Many years ago when Lou Holtz became head football coach at the U of Minnesota, for his brief stint pre-Notre Dame, he made the famous remark that Minnesota was a land where many people have "blonde hair and blue ears." The tongue-in-check reference to the Scandinavian heritage and cold weather both over-generalizes and over-simplifies our state in 2010, to be sure. But there is something in our community life, our priority toward improved health, service, and learning that maintain our deserved high rankings for long and happy lives.

In a recent visit to wonderful Albert Lea 90 miles straight south of the Cities on 35W, we heard a success story told about the journey Albert Lea is on in its quest to have its own community "have better appearance, better jobs, better attitude, kids to stay here and be successful ... to become healthier!".

Dan Buettner, author of the famous book "Blue Zones: Lessons for Living Longer from the People Who've Lived the Longest," even lent his ear, interest, and resources to Albert Lea, impressed by how they approach community health and well-being.
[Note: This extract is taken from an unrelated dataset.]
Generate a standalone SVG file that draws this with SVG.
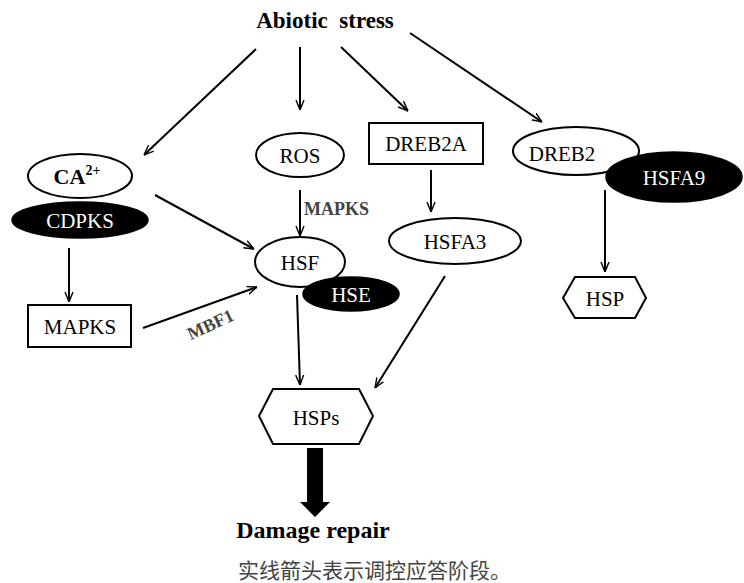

One leader said, "The Blue Zones experience helped make the healthy choice the easy choice." Said another, "It was about making simpler, easy, mindless changes."

"Through our history here, the ‘I's' became the ‘we'," said one leader. Said another, "Money can get in the way of a true collaboration." Albert Lea has overcome obstacles, a meat packing plant shutdown losing major jobs, a plant fire, among other things.

Part of what made Albert Lea a healthier, more walkable, energetic, can-do community was its candor of its citizens with one another: a few leaders getting people to agree with what they already wanted to do ... it was about asking what THEY wanted to do.

With each initiative there was a local champion. People walked, biked, dealt with food, and with one another in a way that made many people healthier. Perhaps what is most striking is, the utter and complete modesty this Minnesota community has about how it improved its environment as a more healthy place to live.

Albert Lea, thanks for the inspiration!